Getting to know the Lipstick Tomboy
Getting to know the Lipstick Tomboy. Welcome to the Lipstick Tomboy Blog! It’s been quite a journey these last few weeks and I still can’t believe you are here. I’m so excited to see where the remainder of this journey takes us. I am incredibly proud to call myself a Lipstick Tomboy. What came out of my mouth that day are really just ideas describing who I believe I am. I have been describing myself this way for years. So far there are many women who identify with that video even though their experience isn’t identical to mine. Ultimately, that’s why are here. I want explore all things Lipstick Tomboy including female empowerment, owning our authentic selves, diversity, inclusiveness, sport, food, fashion, adventure and fun.
So while we are at it I’d love to take this inaugural blog to catch you all up on me and my experience as a Lipstick Tomboy.
I started playing soccer at the age of 5. My father always believed that female athletes were better athletes than men in many regards. The rhetoric in my childhood home was always positive surrounding females and sport. Women could do anything they wanted. So it was no surprise that my father and his best friend were my first soccer coaches. Our team name was the Super Butterflies and let me tell you…we were FIERCE. My soccer journey continued for many years playing with local club teams and traveling all over the states for tournaments. I vividly remember being at a soccer tournament when I heard that women would get their own World Cup. It was a watershed moment for me.
Around the age of 12, I was hand picked to start training with the high school swim team. I trained and competed against high school kids from the get go. It was a crazy experience as I was competing with kids who were bigger, stronger and faster than me. That only lasted about year or so. There were 5 of us who had been training the same way and this began the legacy of the Fab Five Freshman. The expectations were high. The training was rough. The anxiety was real. My coach put a lot of individual pressure on us to win every single race and make every state final and I ultimately burned out. This was my first experience with anxiety. I didn’t know it at the time, but I had crippling sports anxiety which kept me out of the lap lane for the next 15 years.
My childhood overall was pretty ideal. My parents carted us around to all of our practices and activities. My father was entrepreneur with his own business and my mother is a retired school teacher. I was a scrappy kid with freckles and scrapes on my knees. I had a creek (crick as we’d call in it Oklahoma) behind my house that I’d play in all the time. If I wasn’t there then I was playing around in the front ditch, riding my bike or climbing the pecan trees. My grandparents lived on a farm north of town and my brother and I go there for long durations in the summer. We’d spend time fishing on Mohawk lake with my grandfather and coming home to gut the catfish so we could fry it up for dinner. We’d also help him care for the cows on the farm and fish out of the pond “down yonder”. My grandmother had a garden and she and I would pick vegetables so we could pickle or can them. I learned to cook from both of my grandmothers and continue many of their traditions to this day.

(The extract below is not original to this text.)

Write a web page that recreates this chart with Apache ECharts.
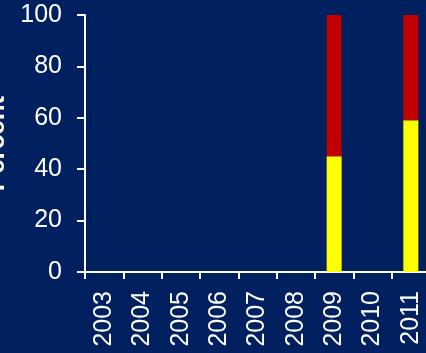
<!DOCTYPE html>
<html><head><meta charset="utf-8">
<script src="https://cdn.jsdelivr.net/npm/echarts@6/dist/echarts.min.js"></script>
<style>html,body{margin:0;padding:0;background:#002060;}#c{width:426px;height:353px;}</style>
</head><body><div id="c"></div>
<script>
const categories = ['2003','2004','2005','2006','2007','2008','2009','2010','2011'];
const yellowValues = [null,null,null,null,null,null,45,null,59];
const redValues = [null,null,null,null,null,null,55,null,41];
const yTicks = [0,20,40,60,80,100];

const chart = echarts.init(document.getElementById('c'), null, {renderer:'canvas'});
const font = 'Liberation Sans, Arial, sans-serif';
chart.setOption({
  backgroundColor: '#002060',
  animation: false,
  grid: {left: 85, top: 15, bottom: 81, right: -4, containLabel: false, outerBoundsMode: 'none'},
  xAxis: {
    type: 'category', data: categories,
    axisLine: {lineStyle: {color: '#ffffff', width: 2}},
    axisTick: {show: true, alignWithLabel: false, length: 7, lineStyle: {color:'#ffffff', width: 2}},
    axisLabel: {rotate: 90, color: '#ffffff', fontSize: 25, fontFamily: font, margin: 19, interval: 0},
    splitLine: {show: false}
  },
  yAxis: {
    type: 'value', min: yTicks[0], max: yTicks[yTicks.length-1], interval: 20,
    name: 'Percent', nameLocation: 'middle', nameGap: 67, nameRotate: 90,
    nameTextStyle: {color: '#ffffff', fontSize: 26, fontWeight: 'bold', fontFamily: font},
    axisLine: {show: true, lineStyle: {color: '#ffffff', width: 2}},
    axisTick: {show: true, length: 8, lineStyle: {color:'#ffffff', width: 2}},
    axisLabel: {color: '#ffffff', fontSize: 25, fontFamily: font, margin: 23},
    splitLine: {show: false}
  },
  series: [
    {type: 'bar', stack: 'a', data: yellowValues, barWidth: 15, itemStyle: {color: '#ffff00'}},
    {type: 'bar', stack: 'a', data: redValues, barWidth: 15, itemStyle: {color: '#c00000'}}
  ]
});
</script></body></html>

I had opportunities to play sports in college but turned down scholarships to pursue a theater degree. So I didn’t continue my sport but I did use my athleticism and teammate mentality to meet new people as an adult. Every time we moved to a new town I’d find a soccer team to play on. Those women were always my tribe, my besties, my champions. This is how I have forged many of my adult friendships. So it’s no wondered that it has carried over here.
For now, I wanted to give you a perspective of where I come from and my origins. I’ve had a many various experiences as an adult that have brought me to where I am today. Many of those we will cover in other blog posts and newsletters. My childhood is where the Lipstick Tomboy way of life was forged. I hope you are as excited as I am.
Together we can do great things! Let’s do this!